In a statement, FBC chair Ajay Amrit said, "as we have no confidence in the current CEO Riyaz Sayed-Khaiyum, we have chosen to legally terminate his employment status."
FBC's board met with the company's senior management last Friday to get an update on the company's operations.
Amrit said during the seven-hour meeting on Monday: "it became quite obvious that without the Public Service Broadcasting cash injection from government over 10+ years, the limited liability company would be classed as technically insolvent."
"Of greater concern to us was that we could not see a strategic plan going forward that clearly identified how the commercial business of FBC would be self-sustaining," he said.
The FBC leadership has solely depended on government revenue to continue its operations for the past decade and the new board intends to change that, he said.
"We are putting in measures to clearly separate Public Broadcasting from Commercial Broadcasting for both radio and TV," he said, adding that by doing that FBC "will have more accurate financial information on the long-term viability of the commercial transacted businesses."
Review into grants
Amrit has confirmed that Prime Minister Sitiveni Rabuka and deputy PM and finance minister Biman Prasad have agreed to undertake a review into the government grants provided to FBC.

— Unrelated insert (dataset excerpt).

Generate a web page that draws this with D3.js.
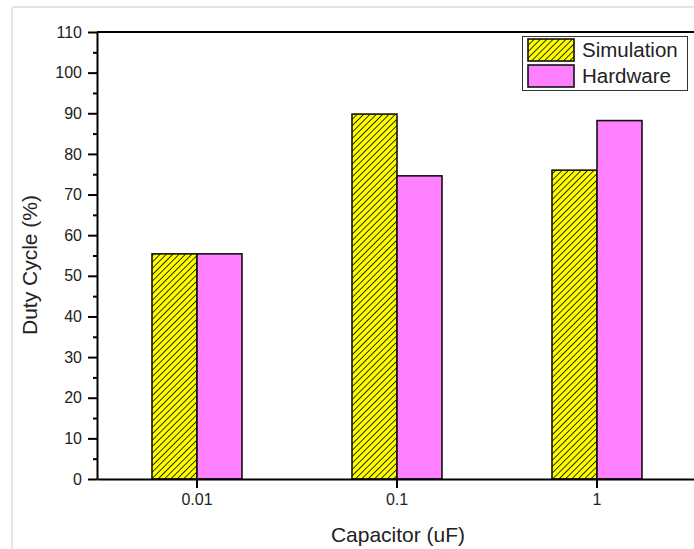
<!DOCTYPE html>
<html>
<head>
<meta charset="utf-8">
<script src="https://cdn.jsdelivr.net/npm/d3@7"></script>
<style>
  body { margin: 0; background: #fff; }
  svg { display: block; font-family: Arial, "Liberation Sans", sans-serif; }
</style>
</head>
<body>
<svg id="chart"></svg>
<script>
// chart data
var categories = ['0.01', '0.1', '1'];
var seriesNames = ['Simulation', 'Hardware'];
var simulation = [55.4, 89.8, 76.0];
var hardware = [55.4, 74.6, 88.2];
var yTicks = [0, 10, 20, 30, 40, 50, 60, 70, 80, 90, 100, 110];

(function () {
    var width = 694, height = 549;
    var left = 97, top = 32, right = 697, bottom = 479;
    var font = 'Arial, "Liberation Sans", sans-serif';

    var svg = d3.select('#chart')
        .attr('width', width)
        .attr('height', height);

    var defs = svg.append('defs');
    var hatch = defs.append('pattern')
        .attr('id', 'hatch')
        .attr('patternUnits', 'userSpaceOnUse')
        .attr('width', 4.5)
        .attr('height', 4.5)
        .attr('patternTransform', 'rotate(45)');
    hatch.append('rect').attr('width', 4.5).attr('height', 4.5).attr('fill', '#ffff00');
    hatch.append('line')
        .attr('x1', 0).attr('y1', 0).attr('x2', 0).attr('y2', 4.5)
        .attr('stroke', '#000').attr('stroke-width', 1.6);

    // light frame around the picture
    svg.append('line').attr('x1', 12).attr('y1', 7).attr('x2', width).attr('y2', 7)
        .attr('stroke', '#e4e4e4').attr('stroke-width', 2);
    svg.append('line').attr('x1', 12).attr('y1', 7).attr('x2', 12).attr('y2', height)
        .attr('stroke', '#e4e4e4').attr('stroke-width', 2);

    var x = d3.scaleBand().domain(categories).range([left, right]);
    var y = d3.scaleLinear().domain([0, 110]).range([bottom, top]);
    var barW = 45;

    var rows = categories.map(function (c, i) {
        return { cat: c, values: [simulation[i], hardware[i]] };
    });
    var fills = ['url(#hatch)', '#ff80ff'];

    var groups = svg.selectAll('.cat')
        .data(rows)
        .enter().append('g')
            .attr('class', 'cat');

    groups.selectAll('rect')
        .data(function (d) { return d.values.map(function (v, j) { return { cat: d.cat, v: v, j: j }; }); })
        .enter().append('rect')
            .attr('x', function (d) { return x(d.cat) + x.bandwidth() / 2 + (d.j - 1) * barW; })
            .attr('y', function (d) { return y(d.v); })
            .attr('width', barW)
            .attr('height', function (d) { return y(0) - y(d.v); })
            .attr('fill', function (d) { return fills[d.j]; })
            .attr('stroke', '#111')
            .attr('stroke-width', 1.6);

    // y axis with minor ticks
    var minor = d3.range(5, 110, 10);
    svg.append('g')
        .attr('transform', 'translate(' + left + ',0)')
        .call(d3.axisLeft(y).tickValues(minor).tickSize(4).tickFormat(''))
        .call(function (g) { g.select('.domain').remove(); g.selectAll('line').attr('stroke', '#000').attr('stroke-width', 2); });

    var yAxis = svg.append('g')
        .attr('transform', 'translate(' + left + ',0)')
        .call(d3.axisLeft(y).tickValues(yTicks).tickSize(9).tickPadding(6).tickSizeOuter(0));
    yAxis.select('.domain').attr('stroke', '#000').attr('stroke-width', 2);
    yAxis.selectAll('line').attr('stroke', '#000').attr('stroke-width', 2);
    yAxis.selectAll('text').attr('font-size', 16).attr('fill', '#222').attr('font-family', font);

    var xAxis = svg.append('g')
        .attr('transform', 'translate(0,' + bottom + ')')
        .call(d3.axisBottom(x).tickSize(9).tickPadding(6).tickSizeOuter(0));
    xAxis.select('.domain').attr('stroke', '#000').attr('stroke-width', 2);
    xAxis.selectAll('line').attr('stroke', '#000').attr('stroke-width', 2);
    xAxis.selectAll('text').attr('font-size', 16).attr('fill', '#222').attr('font-family', font);

    // top frame line
    svg.append('line').attr('x1', left).attr('y1', top).attr('x2', width).attr('y2', top)
        .attr('stroke', '#000').attr('stroke-width', 2);

    // axis titles
    svg.append('text')
        .attr('x', 398).attr('y', 542)
        .attr('text-anchor', 'middle')
        .attr('font-size', 21).attr('fill', '#222')
        .text('Capacitor (uF)');
    svg.append('text')
        .attr('transform', 'translate(37,265) rotate(-90)')
        .attr('text-anchor', 'middle')
        .attr('font-size', 21).attr('fill', '#222')
        .text('Duty Cycle (%)');

    // legend
    var legend = svg.append('g');
    legend.append('rect')
        .attr('x', 522.5).attr('y', 36.5).attr('width', 165).attr('height', 54)
        .attr('fill', '#fff').attr('stroke', '#333').attr('stroke-width', 1);
    var item = legend.selectAll('.item')
        .data(seriesNames)
        .enter().append('g')
            .attr('class', 'item')
            .attr('transform', function (d, i) { return 'translate(0,' + (i * 26) + ')'; });
    item.append('rect')
        .attr('x', 528).attr('y', 39).attr('width', 46).attr('height', 22)
        .attr('fill', function (d, i) { return fills[i]; })
        .attr('stroke', '#111').attr('stroke-width', 1.6);
    item.append('text')
        .attr('x', 582).attr('y', 57)
        .attr('font-size', 20.5).attr('fill', '#222')
        .text(function (d) { return d; });
}());
</script>
</body>
</html>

"The Board will work with staff and management to ensure that FBC is a financially viable and self-sustaining commercial business, while honouring its PSB responsibilities."
Amrit has also confirmed that the board has called for an investigation to look into the PSB fee of over F$93,782,800 provided to FBC since 2008, when Sayed-Khaiyum was appointed as CEO.
"Accountability and transparency has been brought to the Parliament many times over the past few years and it saddens me to have to confirm reports are true regarding the purchase of a vehicle for the CEO that has cost the company nearly $200,000."
"My board and I consider it highly inappropriate and this certainly isn't the direction the new government and the new FBC board want to go in, this is extravagance at its greatest," he said.
Amrit also claimed that Sayed-Khaiyum earned more than the country's prime minister and government ministers, which has come as a "shock" to the board.
FBC's chief financial officer Vimlesh Sagar will be acting as the company CEO until the board makes a new appointment.
RNZ Pacific's attempts to get Sayed-Khaiyum for comment have been unsuccessful.